MongoDB is a bit of a security headline grabber, though all the sensational stories I've read involve MongoDB deployments where the security features were not enabled properly. Pescatore's take:
Pretty much any service software or any database out there has the potential to be set up in an insecure way, and MongoDB is no different. We are constantly trying to get better around that. mLab does a good job at making their default set of configurations a pretty sensible, secure state, and also letting us know when things need to be patched, or when maybe they detected an attempt or an attack or something like that. They'll let us know that it happened, even though it's pretty much a nonevent.
From a "monolithic app" to microservices
One problem with Yesware's growth: it led a monster app with a monster resource drain. That's why Pescatore and team turned to microservices:
We pulled that monolithic app apart into a microservices architecture. Ideally, each service that has a need for a database gets its own cluster, so that there's no shared resources there. That's why we've got so many MongoDB clusters.
Before microservices, when they encountered an issue, it was hard to determine why their app was performing poorly. A big stress on one service could slow down the whole app:
Pulling apart those features into separate applications that we could monitor more closely, and scale up and down in a more controlled way, was really huge.
Now, Yesware's main app functions almost like an application router, pushing incoming requests to the right microservice:
Instead of that app doing the heavy lifting, if it gets some requests to serve up say, some templates, it can just quickly route that request over to a different microservice that handles all of the templates... In that way, the workload is spread across dozens of apps.
I've heard objections on microservices from Twitter followers who are suspicious of their potential to re-introduce complexity to IT. Pescatore acknowledged it's an issue to manage:
There's no question it adds some complexity.
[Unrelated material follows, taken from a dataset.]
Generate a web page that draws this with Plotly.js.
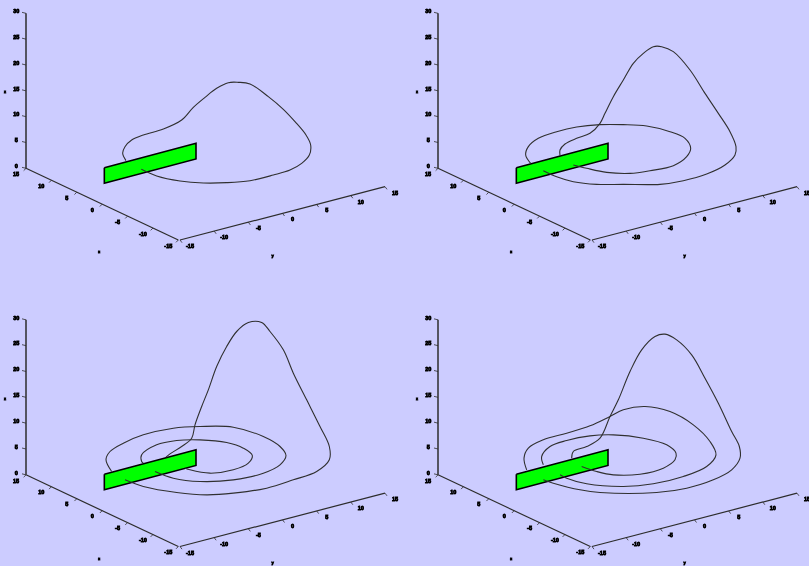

I think that we've done okay with that. We've made some tooling in-house that makes our development environment a little easier to manage.
Pescatore says this tool helps to show which microservices are needed, and start them in the proper order:
It takes care of all that for you, which helps with where I find that a lot of the complexity around that can frequently creep in.
The biggest microservices challenge? Getting new IT folks up to speed:
The hardest thing for us still is when new engineers come on board, because it's such a huge landscape at this point.
Pescatore says there's no magic bullet for that either, but robust documentation and training goes a long way.
The wrap - IT "comes up a level" to serve customers
There's another big benefit to the "DaaS via microservices" approach: it's allowed Pescatore's team to stay more customer-focused.
We refocus our day on figuring out the right offer to build for our customers.
"Coming up a level" unleashes ideas for customer services:
We've been able to move from where the data lives and how the data gets around, and managing the servers. We can come up a level from that and say, "Okay, we've got this platform that we know is rock solid. How can we build new, innovative features on top of that, knowing that if we need more resources, we need another database or we need more servers, we can go to our providers and get them easily?" It frees us up to do that quickly.
Frequent gut checks from their own salespeople keep Pescatore's team focused on the right problems:
We've got a really rare advantage in this market in that we're building software for sales teams, and we've got a sales team that sits 20 or 30 yards from us. They're our best customer. We definitely have a culture in engineering of valuing their opinion very much.
Now that's a mix of IT and sales teams you don't see every day - and one that any sales manager would support.